Harvard, IBM Offering Cheap New Computers
In the University's third cut-rate compiler deal in less than a year, Harvard and the International Business Machines Corporation (IBM) have linked up to provide top-of-the-line computer's to students and staff at up to 35 percent off standard retail value.
Three IBM computers--the PC, the PC/XT, and the PC Portable--are now available from the Equipment Management Store on a first-come-first-served basis, officials said.
Earlier this year, Harvard struck deals with the Apple Computer Company and the Digital Electronics Corporation (DEC), under which the companies provide students with some of their best-selling models at similar reductions.
While delays of up to six weeks are expected for the popular PC model, the two other IBM machines are already in stock and ready for immediate delivery, according to Constance F. Towler, manager of information services in the Office for Information Technology.
Approximately 75 people have already joined a waiting list to purchase the PC, she added, and an additional surge in orders is expected within the next few weeks as students return to Cambridge.
The IBM PC, without a printer, is available through the University for approximately $1995, and the PC Portable sells for approximately $2114. The PC/XT goes for $2905.
Despite a high volume of sales of both the Apple and DEC computers in the past few months, Harvard accepted the IBM deal to give customers more options and because "IBM offered a better discount than ever before," Towler said.
The PC is similar in functions and capabilities to the DEC Rainbow, which is also offered to students and staff through the University at reduced prices, said than T. Sonnies, equipment store administrators in the Office for information Technology.
Equipped with two standard disk drives and a 256-K memory, the PC is especially suited for users who do a lot of writing, Sonnie said.
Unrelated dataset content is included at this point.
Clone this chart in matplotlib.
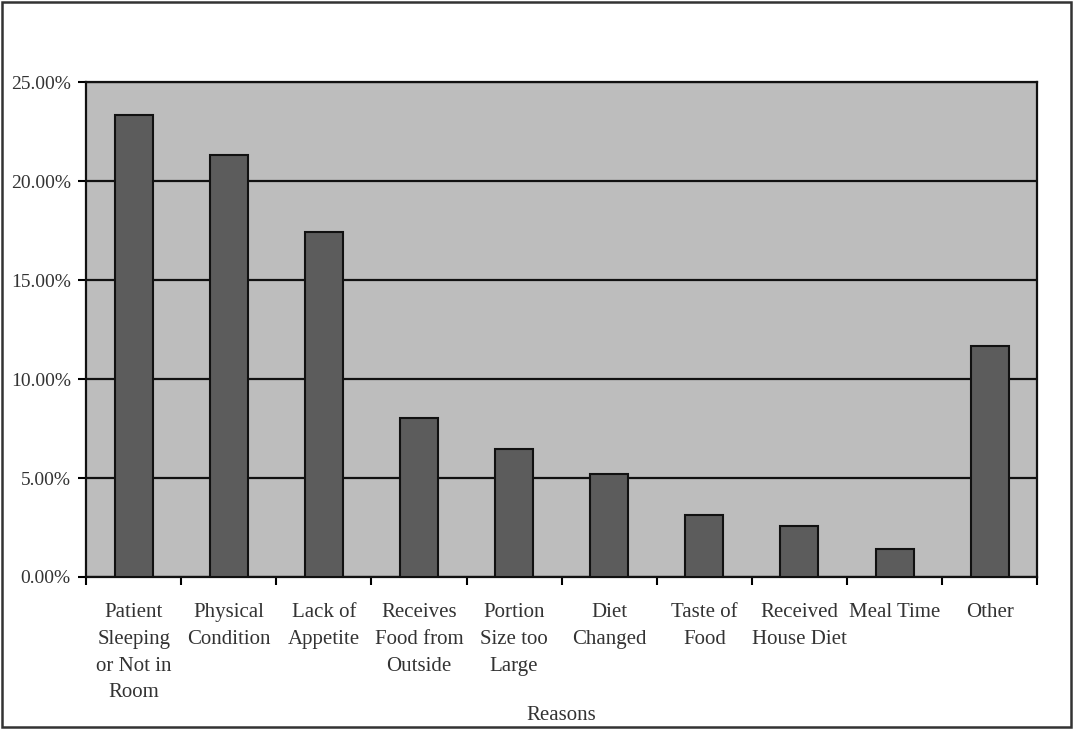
import matplotlib.pyplot as plt
from matplotlib.patches import Rectangle
import numpy as np

reasons = ["Patient\nSleeping\nor Not in\nRoom", "Physical\nCondition", "Lack of\nAppetite",
           "Receives\nFood from\nOutside", "Portion\nSize too\nLarge", "Diet\nChanged",
           "Taste of\nFood", "Received\nHouse Diet", "Meal Time", "Other"]
percent = [23.35, 21.3, 17.45, 8.05, 6.45, 5.2, 3.15, 2.6, 1.4, 11.65]
yticks = [0, 5, 10, 15, 20, 25]

plt.rcParams['font.family'] = ['Liberation Serif', 'DejaVu Serif']

fig = plt.figure(figsize=(10.76, 7.3), dpi=100)
ax = fig.add_axes([0.080, 0.2096, 0.884, 0.678])

x = np.arange(len(reasons))
ax.set_facecolor('#bdbdbd')
ax.set_axisbelow(True)
ax.yaxis.grid(True, color='#111111', linewidth=1.6)
ax.bar(x, percent, width=0.4, color='#5c5c5c', edgecolor='#111111', linewidth=1.5, zorder=3)

ax.set_xlim(-0.5, len(reasons) - 0.5)
ax.set_ylim(0, 25)
ax.set_yticks(yticks)
ax.set_yticklabels([f"{v:.2f}%" for v in yticks], fontsize=14, color='#333333')

# category ticks sit at the boundaries, labels centred under the bars
ax.set_xticks(np.arange(len(reasons) + 1) - 0.5)
ax.set_xticklabels([])
ax.set_xticks(x, minor=True)
ax.set_xticklabels(reasons, minor=True, fontsize=15, color='#333333', linespacing=1.55, va='top')
ax.tick_params(axis='x', which='minor', length=0, pad=19)
ax.tick_params(axis='x', which='major', length=6, width=1.5, direction='out')
ax.tick_params(axis='y', length=6, width=1.5, direction='out', pad=5)

for s in ax.spines.values():
    s.set_linewidth(1.6)
    s.set_color('#111111')

fig.text(0.522, 0.0205, "Reasons", ha='center', va='center', fontsize=15, color='#333333')

# outer frame of the figure
fig.patches.append(Rectangle((0.002, 0.004), 0.993, 0.993, transform=fig.transFigure,
                             fill=False, edgecolor='#333333', linewidth=1.8))

fig.savefig('out.png', dpi=100)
The PC/XT, which boasts a hard disk drive, is similar to but faster than the PC and better suited to data gathering and number computations. The PC/XT is geared more towards science and engineering applications and is also a popular choice for administrators, Sonnie said.
The 30-pound PC Portable is similar in function and capability to the PC, but is a one-piece unit that folds into an oversized brief case.
In an effort to update its facilities, Harvard is currently examining various models for large-scale computerization, which may include a "network" that would allow computers throughout the campus to communicate with each other.
If the University does establish such a network, it is likely that the IBM machines as well as the DEC and Apple computers would be compatible with the system, Sonnie said.
"You're never 100 percent sure, but by going with IBM, DEC and Apple, you can expect to be pretty safe," he added.
The previous deals have made available the Apple Macintosh (starting at $1827), the DEC Rainbow (Starting at $1827), the DEC Professional 350 (starting at $3050) and the DEC mate II World Processor (approximately $1800).
Local computer store managers say the IBM PC, the Macintosh and the DEC Rainbow are the most "student-oriented" machines on the market. The lowest priced of the three, the Macintosh has the most sophisticated graphics, but its lack of memory and available software are major drawbacks. It also contains only one disk drive.
The Rainbow and IBM PC are similar, but the PCs sell better primarily because they carry the more popular IBM name, salesmen say.
Some retailers, however, said the machines are difficult to compare. "It's like comparing Cadillacs to Hondas," sails one, but she added that "if more software isn't developed for the Macintosh, the are going to ba a lot of very unhappy users."